PM: Do you have any future plans to fish abroad?
JA: I haven’t got any plans as yet, but I’ll definitely be travelling abroad again in the search of carp. The chance to hoist up something possibly twice the size of your personal best would definitely be a rather nice experience one day. The journey you go on, being out of your comfort zone and everything else that fishing abroad entails is something I’m keen on experiencing once more.
PM: Where are you fishing at the moment, and are you targeting a particular fish?

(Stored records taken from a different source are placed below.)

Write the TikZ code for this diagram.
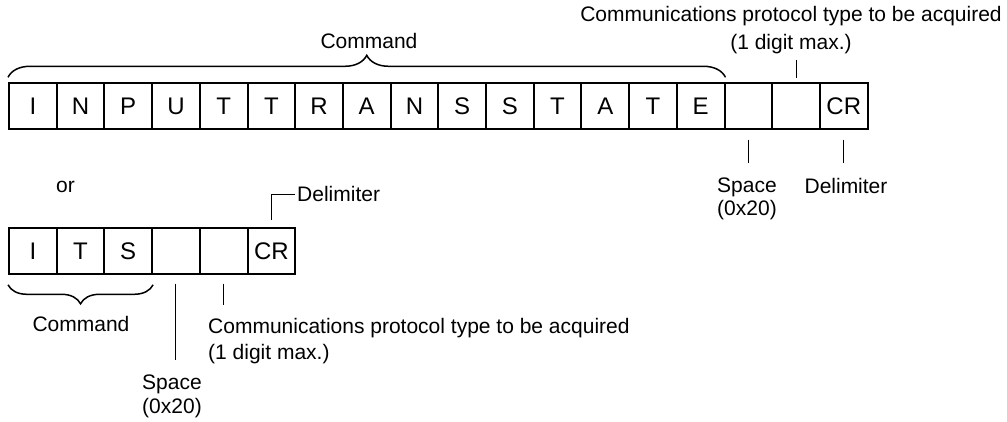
\documentclass[tikz,border=0pt]{standalone}
\usepackage{fontspec}
\setmainfont{Liberation Sans}
\usetikzlibrary{decorations.pathreplacing,calc}
\begin{document}
\begin{tikzpicture}[x=1pt,y=-1pt,
  cell/.style={draw, line width=2pt, minimum width=47.7pt, minimum height=46pt,
    inner sep=0pt, text height=17.2pt, text depth=0pt,
    font=\fontsize{24}{28}\selectfont},
  lbl/.style={inner sep=0pt, font=\fontsize{21}{24}\selectfont},
  leader/.style={line width=1pt},
  bracestyle/.style={line width=1.5pt, decorate, decoration={brace, amplitude=#1}},
]
\useasboundingbox (0,0) rectangle (1007,422);

% top row
\foreach \t [count=\i] in {I,N,P,U,T,T,R,A,N,S,S,T,A,T,E,{},{},CR}
  \node[cell] (t\i) at ({9+(\i-0.5)*47.7},106.3) {\t};

% bottom row
\foreach \t [count=\i] in {I,T,S,{},{},CR}
  \node[cell] (b\i) at ({9+(\i-0.5)*47.7},250.8) {\t};

% top labels
\node[lbl, anchor=base] (cmd1) at (369,48.3) {Command};
\node[lbl, anchor=north, align=center, font=\fontsize{21}{28.5}\selectfont] (proto1) at (791,5.7)
  {Communications protocol type to be acquired\\(1 digit max.)};
\node[lbl, anchor=north, align=center, font=\fontsize{21}{23}\selectfont] (spc1) at (747,177.7) {Space\\(0x20)};
\node[lbl, anchor=north] (delim1) at (846,177.7) {Delimiter};

\node[lbl, anchor=base] (or) at (65.5,193) {or};

% bottom labels
\node[lbl, anchor=base west] (delim2) at (297,202) {Delimiter};
\node[lbl, anchor=base] (cmd2) at (81,331) {Command};
\node[lbl, anchor=north, align=center, font=\fontsize{21}{23.5}\selectfont] (spc2) at (172,374.7) {Space\\(0x20)};
\node[lbl, anchor=north west, align=left, font=\fontsize{21}{26}\selectfont] (proto2) at (208,317.7)
  {Communications protocol type to be acquired\\(1 digit max.)};

% braces
\draw[bracestyle=22] ($(t1.north west)+(0,-5)$) -- ($(t15.north east)+(0,-5)$);
\draw[bracestyle=19] ($(b3.south east)+(0,10)$) -- ($(b1.south west)+(0,10)$);

% leaders, top diagram
\draw[leader, shorten <=4.3pt, shorten >=6pt] (t17.north) -- (t17.north |- proto1.south);
\draw[leader, shorten <=9.7pt, shorten >=14.7pt] (t16.south) -- (t16.south |- spc1.north);
\draw[leader, shorten <=9.7pt, shorten >=14.7pt] (t18.south) -- (t18.south |- delim1.north);

% leaders, bottom diagram
\draw[leader, line width=1.2pt, shorten <=6.6pt] (b6.north) |- ($(delim2.west)+(-2,0)$);
\draw[leader, shorten <=8.7pt, shorten >=14.7pt] (b4.south) -- (b4.south |- spc2.north);
\draw[leader, shorten <=8.7pt, shorten >=12.7pt] (b5.south) -- (b5.south |- proto2.north);
\end{tikzpicture}
\end{document}
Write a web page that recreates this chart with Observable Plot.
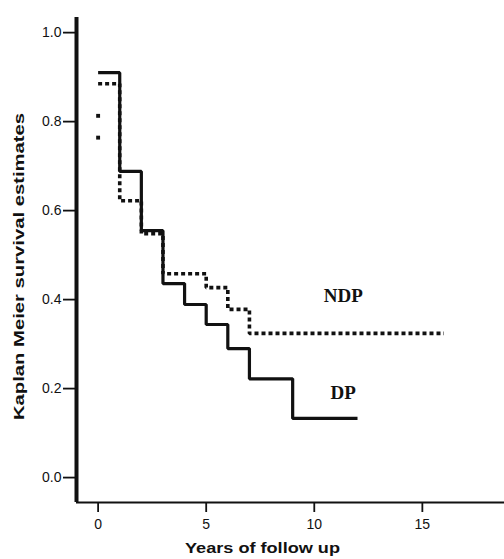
<!DOCTYPE html>
<html>
<head>
<meta charset="utf-8">
<script src="https://cdn.jsdelivr.net/npm/d3@7"></script>
<script src="https://cdn.jsdelivr.net/npm/@observablehq/plot@0.6"></script>
<style>
  html, body { margin: 0; padding: 0; background: #fff; }
  #chart svg { display: block; }
</style>
</head>
<body>
<div id="chart"></div>
<script>
// Kaplan-Meier step estimates (time in years, survival)
const dpTimes = [0, 1, 2, 3, 4, 5, 6, 7, 9, 12];
const dpSurv  = [0.910, 0.688, 0.555, 0.436, 0.389, 0.344, 0.290, 0.222, 0.133, 0.133];

const ndpTimes = [0, 1, 2, 3, 5, 6, 7, 16];
const ndpSurv  = [0.885, 0.622, 0.548, 0.458, 0.427, 0.378, 0.324, 0.324];

// isolated marks at t = 0 on the NDP curve
const ndpDotTimes = [0, 0];
const ndpDotSurv  = [0.813, 0.764];

const xTicks = [0, 5, 10, 15];
const yTicks = [0.0, 0.2, 0.4, 0.6, 0.8, 1.0];

const groupLabels = ["NDP", "DP"];
const labelX = [11.34, 11.34];
const labelY = [0.409, 0.191];

const xTitle = "Years of follow up";
const yTitle = "Kaplan Meier survival estimates";

const dp = dpTimes.map((t, i) => ({t, s: dpSurv[i]}));
const ndp = ndpTimes.map((t, i) => ({t, s: ndpSurv[i]}));
const ndpDots = ndpDotTimes.map((t, i) => ({t, s: ndpDotSurv[i]}));
const labels = groupLabels.map((name, i) => ({name, x: labelX[i], y: labelY[i]}));

const xDomain = [-1, 18.8];
const yDomain = [-0.056, 1.034];

const chart = Plot.plot({
  width: 504,
  height: 559,
  marginLeft: 76,
  marginRight: 0,
  marginTop: 17,
  marginBottom: 57,
  style: {fontFamily: "'Liberation Sans', Arial, sans-serif", background: "#fff", color: "#111"},
  x: {domain: xDomain},
  y: {domain: yDomain},
  marks: [
    Plot.axisY(yTicks, {tickSize: 13, tickPadding: 2, fontSize: 14, tickFormat: d3.format(".1f"), label: null, strokeWidth: 1.8}),
    Plot.axisX(xTicks, {tickSize: 10, tickPadding: 7, fontSize: 14, label: null, strokeWidth: 1.8}),
    Plot.ruleX([xDomain[0]], {strokeWidth: 4, stroke: "#111"}),
    Plot.ruleY([yDomain[0]], {strokeWidth: 2, stroke: "#111"}),
    Plot.line(ndp, {x: "t", y: "s", curve: "step-after", stroke: "#111", strokeWidth: 3.6, strokeDasharray: "4 3", strokeLinecap: "butt", strokeLinejoin: "miter"}),
    Plot.dot(ndpDots, {x: "t", y: "s", symbol: "square", r: 2.2, fill: "#111", stroke: "none"}),
    Plot.line(dp, {x: "t", y: "s", curve: "step-after", stroke: "#111", strokeWidth: 3.2, strokeLinecap: "butt", strokeLinejoin: "miter"}),
    Plot.text(labels, {x: "x", y: "y", text: "name", fontFamily: "'Liberation Serif', 'Times New Roman', serif", fontWeight: "bold", fontSize: 19, fill: "#111"}),
    Plot.text([yTitle], {text: d => d, frameAnchor: "left", textAnchor: "start", dx: -57, dy: 160, rotate: -90, fontWeight: "bold", fontSize: 15, fill: "#111"}),
    Plot.text([xTitle], {text: d => d, frameAnchor: "bottom", dx: -28, dy: 50, fontWeight: "bold", fontSize: 15, fill: "#111"})
  ]
});
// stretch the two axis titles to the lengths they have in the reference
chart.querySelectorAll("text").forEach(t => {
  if (t.textContent === yTitle) { t.setAttribute("textLength", 307); t.setAttribute("lengthAdjust", "spacingAndGlyphs"); }
  if (t.textContent === xTitle) { t.setAttribute("textLength", 155); t.setAttribute("lengthAdjust", "spacingAndGlyphs"); }
});
document.getElementById("chart").appendChild(chart);
</script>
</body>
</html>
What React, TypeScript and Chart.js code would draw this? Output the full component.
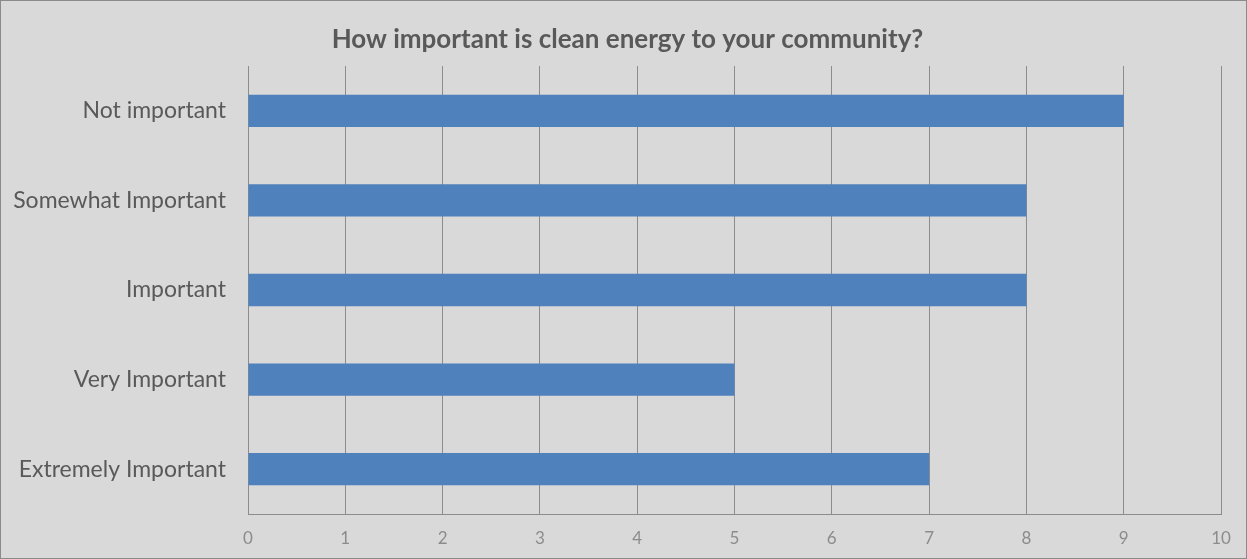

JA: At the moment I’ve only got a couple of local club lake tickets, but I’ve been lucky enough to have already landed a few of the fish I was after. I’m just enjoying my fishing, chopping and changing venues. I definitely want a water to sink my teeth into, but I’m just waiting for the right one to pop up. I’ve made the mistake of fishing somewhere for certain carp before, but not enjoying my time spent at the venue. Sometimes it’s not worth ruining your time on the bank just for that one moment; you lose sight of why you first started and don’t enjoy the journey that got you to that place in time. Fishing’s a passion that I enjoy and I want to keep it that way.
PM: What would you say are the three factors behind your success as an angler?
JA: Firstly, the effort I put into my fishing is a massive factor. Effort equals reward; a phrase that’s so commonly used, but for good reason.
Secondly, watercraft; being observant to what’s going on around me and adapting to it appropriately. For example, whether this be seeing fish showing and moving on to them, or knowing when to fish on the deck or up in the water.
Thirdly, being passionate for the hobby that I love so dearly. When you live and breathe something, it becomes far easier and more natural; it becomes a way of life.
PM: Finally, what is your ultimate angling goal?
JA: My ultimate angling goal is to never lose the buzz I get every time I get out on the bank. If in years to come I can keep the same hunger and passion that I have towards fishing now then I’ll be more than content. What happens along the way in terms of personal achievements will all be bonuses!